▶ _Problem description_:
Your copy of the material below should match it exactly, except that it holds no pictures.

•••••

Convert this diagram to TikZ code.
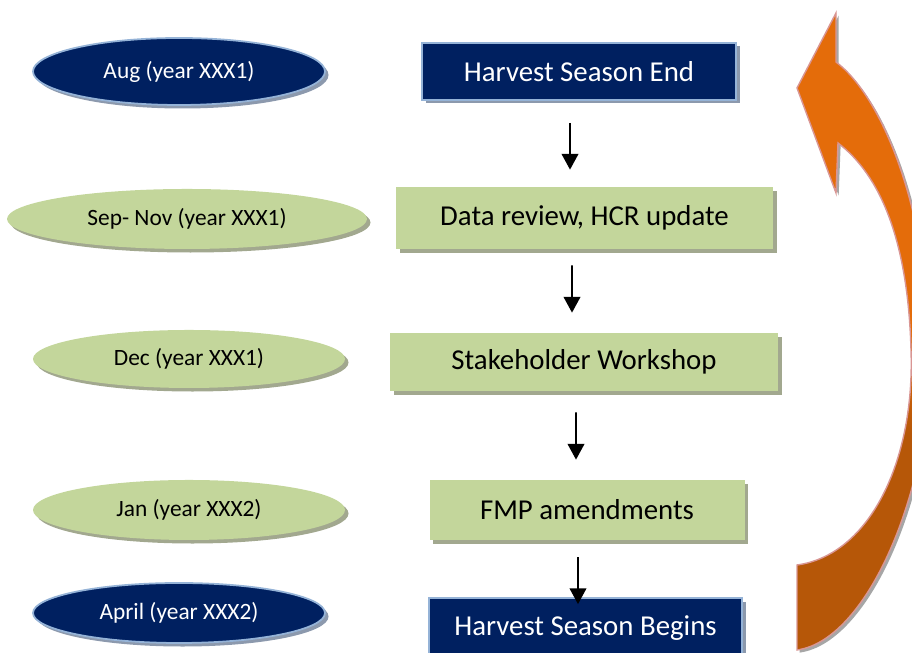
\documentclass[tikz,border=0pt]{standalone}
\usepackage{fontspec}
\setmainfont{Carlito}
\usepackage{tikz}
\usetikzlibrary{shapes.geometric,shadows,calc,arrows.meta}
\definecolor{navy}{HTML}{002060}
\definecolor{navyedge}{HTML}{95B3D7}
\definecolor{navyshade}{HTML}{8C99AD}
\definecolor{sage}{HTML}{C3D69B}
\definecolor{sageshade}{HTML}{A2A88F}
\definecolor{turnorange}{HTML}{E46C0A}
\definecolor{turnbrown}{HTML}{B65708}
\definecolor{turnedge}{HTML}{D99694}
\pgfdeclareverticalshading{turnshade}{100bp}{color(0bp)=(turnbrown); color(42bp)=(turnbrown); color(50bp)=(turnorange); color(100bp)=(turnorange)}
\tikzset{>={Triangle[length=9pt,width=9.5pt]},
    month/.style={ellipse, inner sep=0pt, font=\fontsize{13.3}{16}\selectfont},
    stage/.style={rectangle, inner sep=0pt, font=\fontsize{16.4}{20}\selectfont},
    darkfill/.style={fill=navy, draw=navyedge, line width=1pt, text=white,
        drop shadow={shadow xshift=2pt, shadow yshift=-2pt, fill=navyshade, opacity=1}},
    greenfill/.style={fill=sage, draw=none, text=black,
        drop shadow={shadow xshift=2pt, shadow yshift=-2pt, fill=sageshade, opacity=1}},
    flow/.style={->, line width=1.1pt}}

\begin{document}
\begin{tikzpicture}
    \useasboundingbox (0,0) rectangle (18.24,13.06);
    \clip (0,0) rectangle (18.24,13.06);
    % time line on the left
    \node[month, darkfill, minimum width=5.84cm, minimum height=1.34cm] at (3.58, 11.63) (aug) {Aug (year XXX1)};
    \node[month, greenfill, minimum width=7.2cm, minimum height=1.2cm] at (3.74, 8.68) (sepnov) {Sep- Nov (year XXX1)};
    \node[month, greenfill, minimum width=6.24cm, minimum height=1.16cm] at (3.78, 5.88) (dec) {Dec (year XXX1)};
    \node[month, greenfill, minimum width=6.24cm, minimum height=1.2cm] at (3.78, 2.86) (jan) {Jan (year XXX2)};
    \node[month, darkfill, minimum width=5.84cm, minimum height=1.2cm] at (3.58, 0.80) (april) {April (year XXX2)};
    % steps
    \node[stage, darkfill, minimum width=6.28cm, minimum height=1.14cm] at (11.58, 11.63) (hse) {Harvest Season End};
    \node[stage, greenfill, minimum width=7.54cm, minimum height=1.24cm] at (11.69, 8.70) (data) {Data review, HCR update};
    \node[stage, greenfill, minimum width=7.76cm, minimum height=1.16cm] at (11.68, 5.82) (stake) {Stakeholder Workshop};
    \node[stage, greenfill, minimum width=6.3cm, minimum height=1.2cm] at (11.74, 2.86) (fmp) {FMP amendments};
    \node[stage, darkfill, minimum width=6.26cm, minimum height=1.2cm] at (11.71, 0.50) (hsb) {Harvest Season Begins};
    \draw[flow] ($(hse.south)+(-0.18,-0.44)$) -- ($(data.north)+(-0.29,0.34)$);
    \draw[flow] ($(data.south)+(-0.25,-0.32)$) -- ($(stake.north)+(-0.24,0.40)$);
    \draw[flow] ($(stake.south)+(-0.16,-0.42)$) -- ($(fmp.north)+(-0.22,0.40)$);
    \draw[flow] ($(fmp.south)+(-0.18,-0.34)$) -- ($(hsb.north)+(-0.15,-0.14)$);
    % big return arrow
    \shadedraw[shading=turnshade, draw=turnedge, line width=0.8pt,
        drop shadow={shadow xshift=1.5pt, shadow yshift=-1.5pt, fill=black!35, opacity=1}]
        (15.94, 11.30) -- (16.72, 12.80) -- (16.72, 11.82)
        .. controls (17.60, 11.16) and (18.50, 9.06) .. (18.60, 6.26)
        .. controls (18.70, 3.46) and (17.40, 0.26) .. (15.94, 0.06)
        -- (15.94, 1.76)
        .. controls (17.40, 1.96) and (18.30, 3.86) .. (18.22, 6.06)
        .. controls (18.16, 8.26) and (17.60, 9.56) .. (16.76, 10.20)
        -- (16.72, 9.20) -- cycle;
\end{tikzpicture}
\end{document}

•••••

▶ _Output_:
Convert this diagram to TikZ code.
\documentclass[tikz,border=0pt]{standalone}
\usepackage{fontspec}
\setmainfont{Carlito}
\usepackage{tikz}
\usetikzlibrary{shapes.geometric,shadows,calc,arrows.meta}
\definecolor{navy}{HTML}{002060}
\definecolor{navyedge}{HTML}{95B3D7}
\definecolor{navyshade}{HTML}{8C99AD}
\definecolor{sage}{HTML}{C3D69B}
\definecolor{sageshade}{HTML}{A2A88F}
\definecolor{turnorange}{HTML}{E46C0A}
\definecolor{turnbrown}{HTML}{B65708}
\definecolor{turnedge}{HTML}{D99694}
\pgfdeclareverticalshading{turnshade}{100bp}{color(0bp)=(turnbrown); color(42bp)=(turnbrown); color(50bp)=(turnorange); color(100bp)=(turnorange)}
\tikzset{>={Triangle[length=9pt,width=9.5pt]},
    month/.style={ellipse, inner sep=0pt, font=\fontsize{13.3}{16}\selectfont},
    stage/.style={rectangle, inner sep=0pt, font=\fontsize{16.4}{20}\selectfont},
    darkfill/.style={fill=navy, draw=navyedge, line width=1pt, text=white,
        drop shadow={shadow xshift=2pt, shadow yshift=-2pt, fill=navyshade, opacity=1}},
    greenfill/.style={fill=sage, draw=none, text=black,
        drop shadow={shadow xshift=2pt, shadow yshift=-2pt, fill=sageshade, opacity=1}},
    flow/.style={->, line width=1.1pt}}

\begin{document}
\begin{tikzpicture}
    \useasboundingbox (0,0) rectangle (18.24,13.06);
    \clip (0,0) rectangle (18.24,13.06);
    % time line on the left
    \node[month, darkfill, minimum width=5.84cm, minimum height=1.34cm] at (3.58, 11.63) (aug) {Aug (year XXX1)};
    \node[month, greenfill, minimum width=7.2cm, minimum height=1.2cm] at (3.74, 8.68) (sepnov) {Sep- Nov (year XXX1)};
    \node[month, greenfill, minimum width=6.24cm, minimum height=1.16cm] at (3.78, 5.88) (dec) {Dec (year XXX1)};
    \node[month, greenfill, minimum width=6.24cm, minimum height=1.2cm] at (3.78, 2.86) (jan) {Jan (year XXX2)};
    \node[month, darkfill, minimum width=5.84cm, minimum height=1.2cm] at (3.58, 0.80) (april) {April (year XXX2)};
    % steps
    \node[stage, darkfill, minimum width=6.28cm, minimum height=1.14cm] at (11.58, 11.63) (hse) {Harvest Season End};
    \node[stage, greenfill, minimum width=7.54cm, minimum height=1.24cm] at (11.69, 8.70) (data) {Data review, HCR update};
    \node[stage, greenfill, minimum width=7.76cm, minimum height=1.16cm] at (11.68, 5.82) (stake) {Stakeholder Workshop};
    \node[stage, greenfill, minimum width=6.3cm, minimum height=1.2cm] at (11.74, 2.86) (fmp) {FMP amendments};
    \node[stage, darkfill, minimum width=6.26cm, minimum height=1.2cm] at (11.71, 0.50) (hsb) {Harvest Season Begins};
    \draw[flow] ($(hse.south)+(-0.18,-0.44)$) -- ($(data.north)+(-0.29,0.34)$);
    \draw[flow] ($(data.south)+(-0.25,-0.32)$) -- ($(stake.north)+(-0.24,0.40)$);
    \draw[flow] ($(stake.south)+(-0.16,-0.42)$) -- ($(fmp.north)+(-0.22,0.40)$);
    \draw[flow] ($(fmp.south)+(-0.18,-0.34)$) -- ($(hsb.north)+(-0.15,-0.14)$);
    % big return arrow
    \shadedraw[shading=turnshade, draw=turnedge, line width=0.8pt,
        drop shadow={shadow xshift=1.5pt, shadow yshift=-1.5pt, fill=black!35, opacity=1}]
        (15.94, 11.30) -- (16.72, 12.80) -- (16.72, 11.82)
        .. controls (17.60, 11.16) and (18.50, 9.06) .. (18.60, 6.26)
        .. controls (18.70, 3.46) and (17.40, 0.26) .. (15.94, 0.06)
        -- (15.94, 1.76)
        .. controls (17.40, 1.96) and (18.30, 3.86) .. (18.22, 6.06)
        .. controls (18.16, 8.26) and (17.60, 9.56) .. (16.76, 10.20)
        -- (16.72, 9.20) -- cycle;
\end{tikzpicture}
\end{document}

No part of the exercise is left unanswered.